Watermark your dubs, get a friend to google your releases each day and the names of various music trackers, hit the first 10 pages. Give them a couple copies of each new release when it comes out as payment. Aside from Russian websites and torrent trackers that I am watching closely(because I know they aren't heavy traffic sites), all the links get taken down that way.
Go out and look for STNSN002 on a torrent tracker, rapidshare, direct connect, IRC, etc... you won't find it(granted I haven't looked in a few weeks for 002). It was there, but only for about 5 minutes until we manned up and dealt with it. Saying that it's too big a problem for us to deal with ourselves is a copout. I take them down all the time. Yes, they pop back up... yes you have to take them back down.
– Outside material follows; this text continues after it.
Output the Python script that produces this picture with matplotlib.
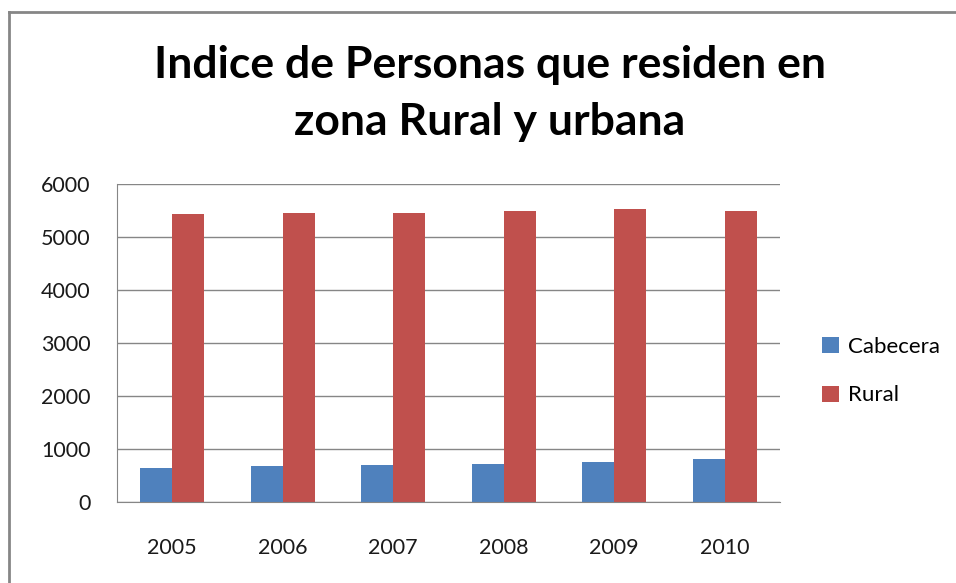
import matplotlib.pyplot as plt
import numpy as np
from matplotlib.lines import Line2D

plt.rcParams["font.family"] = ["Lato", "DejaVu Sans"]

years = ["2005", "2006", "2007", "2008", "2009", "2010"]
cabecera = [635, 680, 706, 725, 755, 820]
rural = [5430, 5450, 5450, 5500, 5530, 5500]
yticks = [0, 1000, 2000, 3000, 4000, 5000, 6000]

fig = plt.figure(figsize=(9.56, 5.83), dpi=100)
W, H = 956, 583

# marco exterior: solo se ven los bordes superior e izquierdo
fig.add_artist(Line2D([9 / W, 1.0], [1 - 12 / H, 1 - 12 / H],
                      transform=fig.transFigure, color="#868686", linewidth=2))
fig.add_artist(Line2D([9 / W, 9 / W], [0.0, 1 - 12 / H],
                      transform=fig.transFigure, color="#868686", linewidth=2))

ax = fig.add_axes([117 / W, (H - 502) / H, (780 - 117) / W, (502 - 184) / H])

x = np.arange(len(years))
width = 0.29
ax.bar(x - width / 2, cabecera, width, color="#4F81BD", label="Cabecera")
ax.bar(x + width / 2, rural, width, color="#C0504D", label="Rural")

ax.set_xlim(-0.5, len(years) - 0.5)
ax.set_ylim(0, 6000)
ax.set_yticks(yticks)
ax.set_xticks(x)
ax.set_xticklabels(years)
ax.tick_params(axis="both", length=0, labelsize=15.5, colors="#1a1a1a")
ax.tick_params(axis="x", pad=26)
ax.tick_params(axis="y", pad=19)
ax.yaxis.grid(True, color="#868686", linewidth=1)
ax.set_axisbelow(True)
for side in ["top", "right"]:
    ax.spines[side].set_visible(False)
ax.spines["left"].set_color("#868686")
ax.spines["bottom"].set_color("#868686")

fig.text(490 / W, 1 - 65 / H, "Indice de Personas que residen en",
         ha="center", va="center", fontsize=32, fontweight="bold")
fig.text(490 / W, 1 - 122 / H, "zona Rural y urbana",
         ha="center", va="center", fontsize=32, fontweight="bold")

fig.legend(loc="center left", bbox_to_anchor=(802 / W, 1 - 371 / H),
           frameon=False, fontsize=16, handlelength=0.75, handleheight=0.75,
           labelspacing=1.3, handletextpad=0.4)

fig.savefig("out.png", dpi=100)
But major trackers can block content with certain known quantities... like your label name, artist names, etc... and they do, because not all of them are like TPB and care about being sued.
Re: UK filesharing "3 strikes and you're out"
Posted: Fri Sep 25, 2009 5:20 pm
by skape
I might be all alone on this but I am glad they are doing something to combat piracy. I've been producing music for 11 years now and I've watched it go from something you can make a living off of to, you are lucky if you can pay your bar tab with that. People that create music - whether they're an engineer, songwriter, producer, musician, rapper - what ever - they should be compensated. Back in the day, music lovers would budget $$ for buying albums, nowadays kids are like- fuckit, download that shit - or even - lemme download this artists entire catalog real quick. And spend their money else where.
my 2 cents.
Re: UK filesharing "3 strikes and you're out"
Posted: Fri Sep 25, 2009 5:50 pm
by fractal
I wonder how they'd be able to enforce this for people who just log in through other peoples unlocked routers, how cAN they block your broadband if ur not paying for it in the first place?
Re: UK filesharing "3 strikes and you're out"
Posted: Fri Sep 25, 2009 5:53 pm
by surface_tension
Whenever one places an agenda above the people it is meant to serve, no matter how noble the intentions, he then ventures off of the ground of freedom and liberty and into the region of totalitarianism and authoritarianism. If one holds the fundamental belief that the people need the government to "take care of" them, to "protect" them, to "regulate" them and to "enforce" morality, agendas and ideals, then he will always revert back to his particular party of choice. The fact is, that while we must have laws to address fraud, abuse and corruption, the less government we have the more liberty we will possess.